Your API responds when politely asked once per second.

It sends no signal about real system behavior.

Scenario-Driven Load (The First Maturity Step)

Contrast that with a scenario-based model:

import http from 'k6/http';
import { check, sleep } from 'k6';

export const options = {
  scenarios: {
    checkout_peak: {
      executor: 'ramping-arrival-rate',
      startRate: 10,
      timeUnit: '1s',
      preAllocatedVUs: 50,
      maxVUs: 200,
      stages: [
        { target: 50, duration: '2m' },
        { target: 50, duration: '5m' },
        { target: 0, duration: '1m' },
      ],
    },
  },
};

export default function () {
  const res = http.post(
    'https://api.example.com/checkout',
    JSON.stringify({ itemId: 123 }),
    { headers: { 'Content-Type': 'application/json' } }
  );

  check(res, {
    'status is 200': (r) => r.status === 200,
    'response < 800ms': (r) => r.timings.duration < 800,
  });

  sleep(Math.random() * 2);
}

This signals:

  • You understand arrival rate vs virtual users
  • You model business events, not endpoints
  • Latency expectations are explicit and contextual

This is where k6 stops being a demo tool and becomes engineering feedback.

Thresholds as Contracts, Not Wishes

Weak Signal

thresholds: {
  http_req_duration: ['p(95)<500'],
}

Stronger Signal

  export const options = {
  thresholds: {
    http_req_duration: [
      'p(95)<800',
      'p(99)<1500',
    ],
    http_req_failed: ['rate<0.01'],
  },
};

Even better example

// p95 < 800ms aligns with checkout UX expectations
// p99 < 1500ms avoids upstream payment timeouts

Number without reasons are just guesses

Separating Load From Observation

Senior teams don’t debug performance inside k6.. They build correlation

import { Trend } from 'k6/metrics';

const checkoutLatency = new Trend('checkout_latency');

export default function () {
  const res = http.post('https://api.example.com/checkout');
  checkoutLatency.add(res.timings.duration);
}

k6 measures pressure.
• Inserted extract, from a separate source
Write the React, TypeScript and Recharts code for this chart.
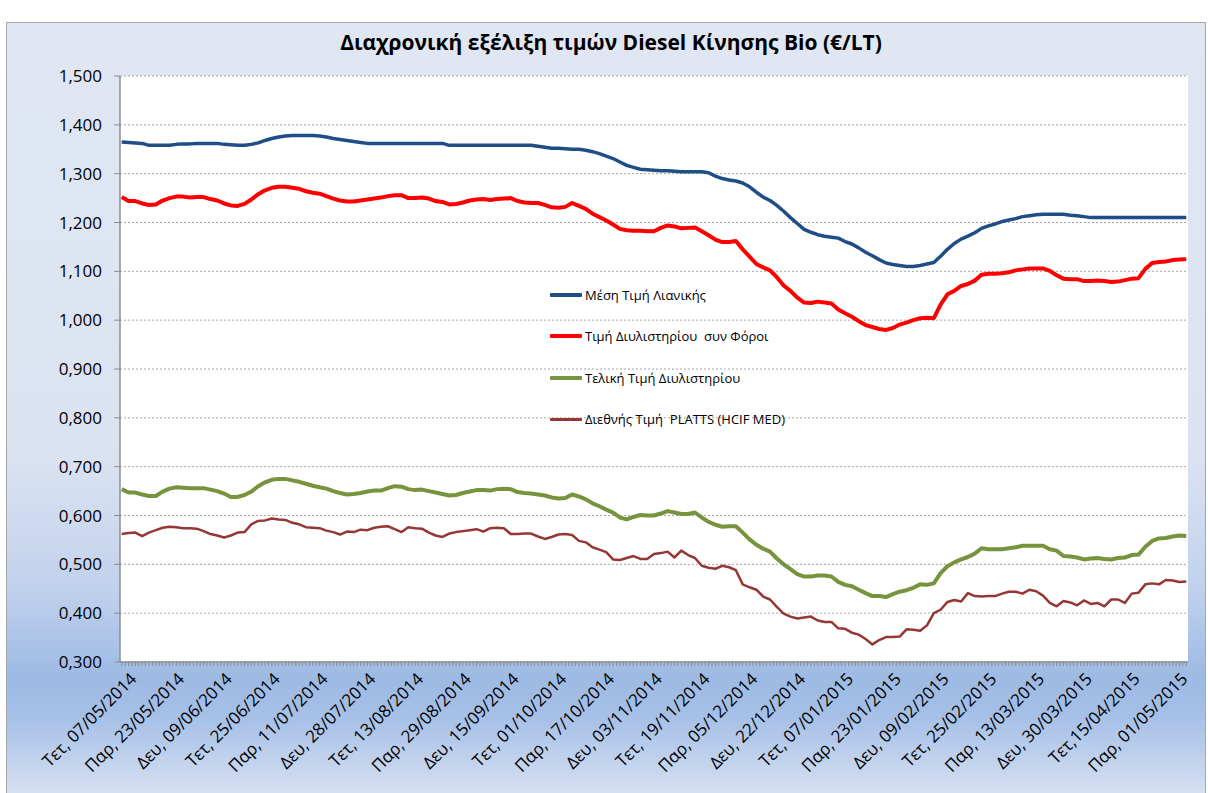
import React from 'react';
import { LineChart, Line, XAxis, YAxis, CartesianGrid, Legend } from 'recharts';

const tickLabels = [
  'Τετ, 07/05/2014', 'Παρ, 23/05/2014', 'Δευ, 09/06/2014', 'Τετ, 25/06/2014',
  'Παρ, 11/07/2014', 'Δευ, 28/07/2014', 'Τετ, 13/08/2014', 'Παρ, 29/08/2014',
  'Δευ, 15/09/2014', 'Τετ, 01/10/2014', 'Παρ, 17/10/2014', 'Δευ, 03/11/2014',
  'Τετ, 19/11/2014', 'Παρ, 05/12/2014', 'Δευ, 22/12/2014', 'Τετ, 07/01/2015',
  'Παρ, 23/01/2015', 'Δευ, 09/02/2015', 'Τετ, 25/02/2015', 'Παρ, 13/03/2015',
  'Δευ, 30/03/2015', 'Τετ,15/04/2015', 'Παρ, 01/05/2015',
];

const retailPrice = [
  1.365, 1.364, 1.363, 1.362, 1.358, 1.358, 1.358, 1.358, 1.360, 1.361,
  1.361, 1.362, 1.362, 1.362, 1.362, 1.360, 1.359, 1.358, 1.358, 1.360,
  1.363, 1.368, 1.372, 1.375, 1.377, 1.378, 1.378, 1.378, 1.378, 1.377,
  1.375, 1.372, 1.370, 1.368, 1.366, 1.364, 1.362, 1.362, 1.362, 1.362,
  1.362, 1.362, 1.362, 1.362, 1.362, 1.362, 1.362, 1.362, 1.358, 1.358,
  1.358, 1.358, 1.358, 1.358, 1.358, 1.358, 1.358, 1.358, 1.358, 1.358,
  1.358, 1.356, 1.354, 1.352, 1.352, 1.351, 1.350, 1.350, 1.348, 1.345,
  1.341, 1.336, 1.331, 1.324, 1.317, 1.313, 1.309, 1.308, 1.307, 1.306,
  1.306, 1.305, 1.304, 1.304, 1.304, 1.304, 1.302, 1.295, 1.290, 1.287,
  1.285, 1.281, 1.273, 1.262, 1.252, 1.245, 1.235, 1.223, 1.210, 1.198,
  1.186, 1.180, 1.175, 1.172, 1.170, 1.168, 1.161, 1.156, 1.148, 1.139,
  1.132, 1.124, 1.117, 1.114, 1.112, 1.110, 1.110, 1.112, 1.115, 1.118,
  1.131, 1.145, 1.157, 1.166, 1.172, 1.179, 1.188, 1.193, 1.197, 1.202,
  1.205, 1.208, 1.212, 1.214, 1.216, 1.217, 1.217, 1.217, 1.217, 1.215,
  1.214, 1.212, 1.210, 1.210, 1.210, 1.210, 1.210, 1.210, 1.210, 1.210,
  1.210, 1.210, 1.210, 1.210, 1.210, 1.210, 1.210,
];

const refineryWithTax = [
  1.252, 1.244, 1.244, 1.239, 1.236, 1.237, 1.245, 1.250, 1.253, 1.253,
  1.251, 1.252, 1.252, 1.248, 1.245, 1.239, 1.235, 1.234, 1.238, 1.247,
  1.258, 1.266, 1.271, 1.273, 1.273, 1.271, 1.269, 1.264, 1.261, 1.259,
  1.254, 1.249, 1.245, 1.243, 1.243, 1.245, 1.247, 1.249, 1.251, 1.254,
  1.256, 1.256, 1.250, 1.250, 1.251, 1.249, 1.244, 1.242, 1.237, 1.238,
  1.241, 1.245, 1.247, 1.248, 1.246, 1.248, 1.249, 1.250, 1.244, 1.241,
  1.240, 1.240, 1.236, 1.231, 1.230, 1.232, 1.240, 1.234, 1.228, 1.218,
  1.211, 1.204, 1.196, 1.187, 1.184, 1.183, 1.183, 1.182, 1.182, 1.189,
  1.194, 1.192, 1.188, 1.189, 1.190, 1.182, 1.174, 1.165, 1.160, 1.160,
  1.162, 1.145, 1.130, 1.115, 1.108, 1.102, 1.088, 1.071, 1.060, 1.046,
  1.036, 1.035, 1.038, 1.036, 1.034, 1.022, 1.014, 1.007, 0.998, 0.990,
  0.986, 0.982, 0.980, 0.984, 0.991, 0.995, 1.000, 1.004, 1.005, 1.004,
  1.032, 1.053, 1.060, 1.070, 1.074, 1.081, 1.093, 1.095, 1.095, 1.096,
  1.098, 1.102, 1.104, 1.106, 1.106, 1.106, 1.101, 1.092, 1.085, 1.084,
  1.084, 1.080, 1.080, 1.081, 1.080, 1.078, 1.079, 1.082, 1.085, 1.086,
  1.105, 1.117, 1.119, 1.120, 1.123, 1.124, 1.125,
];

const refineryFinal = [
  0.654, 0.647, 0.647, 0.643, 0.640, 0.640, 0.649, 0.655, 0.658, 0.657,
  0.656, 0.656, 0.656, 0.653, 0.650, 0.645, 0.638, 0.638, 0.642, 0.649,
  0.660, 0.668, 0.673, 0.675, 0.675, 0.672, 0.669, 0.665, 0.661, 0.658,
  0.655, 0.650, 0.646, 0.643, 0.644, 0.646, 0.649, 0.651, 0.651, 0.656,
  0.660, 0.659, 0.654, 0.652, 0.653, 0.650, 0.647, 0.644, 0.641, 0.642,
  0.646, 0.649, 0.652, 0.652, 0.651, 0.654, 0.655, 0.654, 0.648, 0.646,
  0.645, 0.643, 0.641, 0.637, 0.635, 0.636, 0.643, 0.639, 0.633, 0.625,
  0.619, 0.612, 0.606, 0.596, 0.592, 0.597, 0.601, 0.600, 0.600, 0.604,
  0.609, 0.606, 0.603, 0.603, 0.606, 0.596, 0.587, 0.581, 0.577, 0.578,
  0.578, 0.565, 0.551, 0.540, 0.532, 0.526, 0.512, 0.500, 0.490, 0.480,
  0.475, 0.475, 0.477, 0.477, 0.475, 0.464, 0.458, 0.455, 0.448, 0.441,
  0.435, 0.435, 0.433, 0.439, 0.444, 0.447, 0.452, 0.459, 0.458, 0.461,
  0.482, 0.496, 0.504, 0.510, 0.515, 0.522, 0.533, 0.531, 0.531, 0.531,
  0.533, 0.535, 0.538, 0.538, 0.538, 0.538, 0.531, 0.528, 0.517, 0.516,
  0.514, 0.510, 0.512, 0.513, 0.511, 0.510, 0.513, 0.514, 0.519, 0.520,
  0.536, 0.548, 0.553, 0.554, 0.557, 0.559, 0.558,
];

const plattsPrice = [
  0.562, 0.564, 0.565, 0.558, 0.565, 0.570, 0.575, 0.577, 0.576, 0.574,
  0.574, 0.573, 0.568, 0.562, 0.559, 0.555, 0.559, 0.565, 0.566, 0.582,
  0.589, 0.590, 0.594, 0.592, 0.591, 0.585, 0.582, 0.576, 0.575, 0.574,
  0.569, 0.566, 0.561, 0.567, 0.566, 0.571, 0.570, 0.575, 0.577, 0.578,
  0.572, 0.566, 0.576, 0.574, 0.573, 0.565, 0.559, 0.556, 0.563, 0.566,
  0.568, 0.570, 0.572, 0.567, 0.574, 0.575, 0.574, 0.562, 0.562, 0.563,
  0.563, 0.557, 0.552, 0.556, 0.561, 0.562, 0.560, 0.548, 0.545, 0.535,
  0.530, 0.525, 0.510, 0.509, 0.513, 0.517, 0.511, 0.511, 0.521, 0.523,
  0.526, 0.514, 0.528, 0.519, 0.513, 0.497, 0.493, 0.491, 0.497, 0.494,
  0.488, 0.459, 0.453, 0.448, 0.434, 0.428, 0.413, 0.399, 0.393, 0.389,
  0.391, 0.393, 0.385, 0.382, 0.382, 0.369, 0.368, 0.360, 0.356, 0.347,
  0.336, 0.345, 0.351, 0.351, 0.352, 0.367, 0.366, 0.364, 0.375, 0.400,
  0.407, 0.423, 0.427, 0.424, 0.441, 0.435, 0.434, 0.435, 0.435, 0.440,
  0.444, 0.444, 0.440, 0.448, 0.445, 0.436, 0.421, 0.414, 0.425, 0.422,
  0.416, 0.426, 0.419, 0.421, 0.414, 0.428, 0.428, 0.421, 0.440, 0.442,
  0.459, 0.461, 0.459, 0.468, 0.467, 0.464, 0.465,
];

const yTicks = [0.3, 0.4, 0.5, 0.6, 0.7, 0.8, 0.9, 1.0, 1.1, 1.2, 1.3, 1.4, 1.5];

const SAMPLE_STEP = 2; // trading days between read samples
const LABEL_STEP = 14; // trading days between axis labels
const DAY_COUNT = 313; // categories on the axis

const seriesDefs = [
  { key: 'retail', name: 'Μέση Τιμή Λιανικής', color: '#1F4E87', width: 3.5 },
  { key: 'refTax', name: 'Τιμή Διυλιστηρίου  συν Φόροι', color: '#FF0000', width: 4 },
  { key: 'refinery', name: 'Τελική Τιμή Διυλιστηρίου', color: '#77933C', width: 4 },
  { key: 'platts', name: 'Διεθνής Τιμή  PLATTS (HCIF MED)', color: '#953735', width: 2.5 },
];

const data = retailPrice.map((v, k) => ({
  day: k * SAMPLE_STEP,
  retail: v,
  refTax: refineryWithTax[k],
  refinery: refineryFinal[k],
  platts: plattsPrice[k],
}));

const dayTicks = Array.from({ length: DAY_COUNT }, (_, i) => i);

const FONT = '"Open Sans", "Noto Sans", sans-serif';

const XTick = (props: any) => {
  const { x, y, payload } = props;
  const v = payload.value;
  if (v % LABEL_STEP !== 0) return <g />;
  const label = tickLabels[v / LABEL_STEP];
  if (!label) return <g />;
  return (
    <g transform={`translate(${x + 16},${y + 12})`}>
      <text textAnchor="end" transform="rotate(-45)" fontSize={17} fontFamily={FONT} fill="#000">
        {label}
      </text>
    </g>
  );
};

const LegendContent = () => (
  <div style={{ fontFamily: FONT, fontSize: 13, color: '#000' }}>
    {seriesDefs.map((s) => (
      <div key={s.key} style={{ height: 41.5, display: 'flex', alignItems: 'center' }}>
        <div style={{ width: 32, height: s.width, background: s.color, marginRight: 3, borderRadius: 1 }} />
        <span style={{ whiteSpace: 'pre' }}>{s.name}</span>
      </div>
    ))}
  </div>
);

export default function App() {
  return (
    <div style={{ position: 'absolute', left: 0, top: 0, width: 1208, height: 793, background: '#fff', overflow: 'hidden' }}>
      <div
        style={{
          position: 'absolute', left: 6, top: 22, width: 1198, height: 780,
          border: '1px solid #a6a6a6',
          background: 'linear-gradient(to bottom, #e0e7f3 0%, #dbe3f2 55%, #c2d2ed 72%, #9dbae4 84%, #a6c0e7 89%, #dbe4f3 100%)',
        }}
      />
      <div style={{ position: 'absolute', left: 0, top: 0 }}>
        <LineChart width={1208} height={793} data={data} margin={{ top: 76, right: 20, bottom: 81, left: 60 }}>
          <text x={611} y={50} textAnchor="middle" fontFamily={FONT} fontWeight={700} fontSize={21} fill="#000">
            Διαχρονική εξέλιξη τιμών Diesel Κίνησης Bio (€/LT)
          </text>
          <CartesianGrid vertical={false} fill="#ffffff" stroke="#a6a6a6" strokeDasharray="2 2" />
          <XAxis
            dataKey="day"
            type="number"
            domain={[-0.5, DAY_COUNT - 0.5]}
            allowDataOverflow
            ticks={dayTicks}
            interval={0}
            tickSize={4}
            tickLine={{ stroke: '#8c8c8c' }}
            axisLine={{ stroke: '#8c8c8c', strokeWidth: 1.5 }}
            tick={<XTick />}
            height={50}
          />
          <YAxis
            type="number"
            domain={[0.3, 1.5]}
            ticks={yTicks}
            interval={0}
            width={60}
            tickSize={6}
            tickMargin={12}
            tickLine={{ stroke: '#8c8c8c' }}
            axisLine={{ stroke: '#8c8c8c', strokeWidth: 1.5 }}
            tick={{ fontSize: 17, fontFamily: FONT, fill: '#000' }}
            tickFormatter={(v: number) => v.toFixed(3).replace('.', ',')}
          />
          <Legend
            layout="vertical"
            align="center"
            verticalAlign="middle"
            wrapperStyle={{ left: 550, top: 274, width: 290 }}
            content={<LegendContent />}
          />
          {seriesDefs.map((s) => (
            <Line
              key={s.key}
              type="linear"
              dataKey={s.key}
              name={s.name}
              stroke={s.color}
              strokeWidth={s.width}
              strokeLinejoin="round"
              dot={false}
              activeDot={false}
              isAnimationActive={false}
            />
          ))}
        </LineChart>
      </div>
    </div>
  );
}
APM tools explain behavior.

Treating k6 as an observability platform is a category error.

Where k6 fir and it doesn’t

✔ Use k6 for:
  - Nightly performance runs
  - Pre-release validation
  - Architecture comparisons
  - Capacity learning

✘ Avoid using k6:
  - On every pull request
  - As a hard CI gate
  - Against unstable environments

The Signal k6 Sends (When Used Well)

  • You value feedback loops over vanity metrics
  • You understand the difference between traffic and behavior
  • You treat performance as a design concern
  • You know tools are leverage — not guarantees

Ironically, the strongest signal isn’t having k6 tests. It’s knowing when not to rely on them.

k6 is a sharp tool. Sharp tools reward discipline and punish shortcuts.

If your performance strategy begins and ends with a k6 script, you’re optimizing for comfort — not resilience.

Used intentionally, k6 becomes exactly what it should be:

A fast, honest way to learn how your system behaves under pressure.